Migrants’ rights and health must be protected in the face of COVID-19
The COVID-19 pandemic is a test of our common humanity. It has revealed our shared vulnerabilities, and only a coordinated response based on justice, solidarity and humanitarian principles can help us overcome it.
Unfortunately the coronavirus crisis also is exposing problems of inequality between and within countries and the exclusion of vulnerable groups. How leaders respond to the plight of desperate, marginalized sectors of society will define their reputations and legacies.
President Trump and his administration now face a crucial test, after a federal judge set an April 6 deadline to explain why 7,000 detained migrant children and their parents — who are deemed to be at risk of catching coronavirus — cannot be released from detention on the U.S.-Mexico border.
The prolonged detention of migrants by the Trump administration constituted a health and human rights crisis long before coronavirus arrived on these shores. It was always a cruel, unjustifiable policy, driven by the cynical politics of xenophobic populism rather than an empirical approach to the challenge of mass migration across the Americas.
The root causes of the border humanitarian health crisis are multifaceted. Criminal and political violence, compounded by economic disruptions and abysmal poverty, have forced millions of people in Central and Latin America to leave everything behind, seeking safety and asylum in neighboring countries.

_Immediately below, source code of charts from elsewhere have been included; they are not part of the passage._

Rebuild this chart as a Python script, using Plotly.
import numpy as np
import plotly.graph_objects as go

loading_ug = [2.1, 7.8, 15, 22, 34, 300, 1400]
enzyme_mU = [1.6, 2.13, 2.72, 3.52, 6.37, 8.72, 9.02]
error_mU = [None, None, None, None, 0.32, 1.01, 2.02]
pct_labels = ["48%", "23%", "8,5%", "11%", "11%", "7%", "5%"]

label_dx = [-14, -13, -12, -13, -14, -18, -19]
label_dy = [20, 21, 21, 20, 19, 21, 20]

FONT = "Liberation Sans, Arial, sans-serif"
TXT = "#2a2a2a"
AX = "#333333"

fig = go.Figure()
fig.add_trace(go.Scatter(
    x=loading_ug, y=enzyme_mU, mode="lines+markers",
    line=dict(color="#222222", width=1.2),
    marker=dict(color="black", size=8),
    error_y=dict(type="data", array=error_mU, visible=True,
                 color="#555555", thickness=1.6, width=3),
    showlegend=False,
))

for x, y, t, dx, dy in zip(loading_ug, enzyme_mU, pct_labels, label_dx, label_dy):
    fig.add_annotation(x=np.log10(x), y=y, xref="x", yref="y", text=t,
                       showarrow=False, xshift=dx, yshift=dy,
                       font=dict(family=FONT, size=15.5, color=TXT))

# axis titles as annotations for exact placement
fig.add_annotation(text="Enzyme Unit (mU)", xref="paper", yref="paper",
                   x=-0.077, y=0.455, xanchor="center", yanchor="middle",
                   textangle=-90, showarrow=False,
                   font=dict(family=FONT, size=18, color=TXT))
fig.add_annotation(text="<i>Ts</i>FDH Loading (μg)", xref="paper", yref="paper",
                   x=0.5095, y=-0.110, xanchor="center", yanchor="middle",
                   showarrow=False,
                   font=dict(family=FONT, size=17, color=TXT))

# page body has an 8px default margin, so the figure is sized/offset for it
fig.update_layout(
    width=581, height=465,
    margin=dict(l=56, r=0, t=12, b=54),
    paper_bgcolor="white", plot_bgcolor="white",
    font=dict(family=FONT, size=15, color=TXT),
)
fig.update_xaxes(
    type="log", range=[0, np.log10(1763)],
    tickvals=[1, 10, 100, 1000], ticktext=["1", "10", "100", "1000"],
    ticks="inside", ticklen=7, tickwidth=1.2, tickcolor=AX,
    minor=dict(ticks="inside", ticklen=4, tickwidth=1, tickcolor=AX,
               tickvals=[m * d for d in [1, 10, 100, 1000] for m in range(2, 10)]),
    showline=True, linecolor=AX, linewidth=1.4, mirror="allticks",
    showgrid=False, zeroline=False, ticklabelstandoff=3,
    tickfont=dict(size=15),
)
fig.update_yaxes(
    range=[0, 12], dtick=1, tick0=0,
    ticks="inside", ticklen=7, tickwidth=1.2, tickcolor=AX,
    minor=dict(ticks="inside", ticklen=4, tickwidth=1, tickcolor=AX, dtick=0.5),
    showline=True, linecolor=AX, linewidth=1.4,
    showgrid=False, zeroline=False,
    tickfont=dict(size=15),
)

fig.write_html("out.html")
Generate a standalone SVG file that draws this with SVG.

More than four million people have fled from Venezuela, and hundreds of thousands of people have travelled from the northern triangle of Central America — El Salvador, Guatemala and Honduras — toward the United States.
Throughout the last few years, human rights defenders, lawmakers and legal experts in the U.S. and abroad have loudly, persistently denounced the policies of family separation, child detention and forced repatriation of migrants as incompatible with the U.S.’s international human rights obligations and protections enshrined in domestic law.
These denunciations are even more justified today, especially since the U.S.-Mexico border has been closed for all but essential travel due to the coronavirus and its policing has been further militarized.
As things stand, many migrants, including children, face extortion, sexual violence, hunger, inhumane conditions in detention and significant risks of abuse in shelters in Mexico while waiting for their U.S. hearing. All of these have significant consequences. Moreover, the detrimental impacts are expected to last for many decades because childhood exposure to trauma has uniquely pernicious effects.
Under the current circumstances, it may be unrealistic to expect a fundamental change in U.S. immigration policy until after the November election. But that does not mean politicians and officials can ignore their responsibilities under international law.
Furthermore, COVID-19 is impervious to political calendars. Failure to address suffering in detention will not only entrench abuses but will provide fertile ground for the virus to spread among a population without sufficient access to health care or services.
I urge everyone responsible for current conditions for migrants on the U.S.-Mexico border to study the recommendations produced by the Border Humanitarian Health Initiative, based at the University of California, San Francisco. It offers practical, principled steps in the immediate, medium and long terms to treat migrants with justice and dignity, and to address the root causes of displacement. This includes providing health and essential services to migrants on both sides of the border. Special access and targeted programs appropriate to the populations’ needs should be implemented in Mexico and barriers to essential care and services should be removed.
As much as possible, U.S. and Mexican authorities alike should consider alternatives to detention, on health, humanitarian and human rights grounds. Children should never be detained for reasons related to their or their parent’s immigration status, as was made clear in the New York Declaration for Refugees and Migrants agreed to during the 2016 United Nations General Assembly.
Medium-term measures should include attempts to secure continuity of care for vulnerable groups such as children across borders, external monitoring of health and immigration systems, enhanced migrant processing capacity, and sharing of best practice, research and other relevant data between public bodies and civil society.
But without serious efforts to tackle the root causes of these migratory waves across the Americas — including endemic poverty, gang violence, human trafficking and impunity for rights abusers — all of the measures above will remain merely bandages.
Moments of crisis demand leadership and expose hubris and bad faith. Now is the time for people with wise heads and open hearts to stand up for the most vulnerable and to build a safer, healthier future for all.
Zeid Raad Al Hussein served as United Nations High Commissioner for Human Rights from 2014 to 2018 and is a member of The Elders, the group of independent global leaders founded by former South African President Nelson Mandela, which promotes peace and human rights around the world.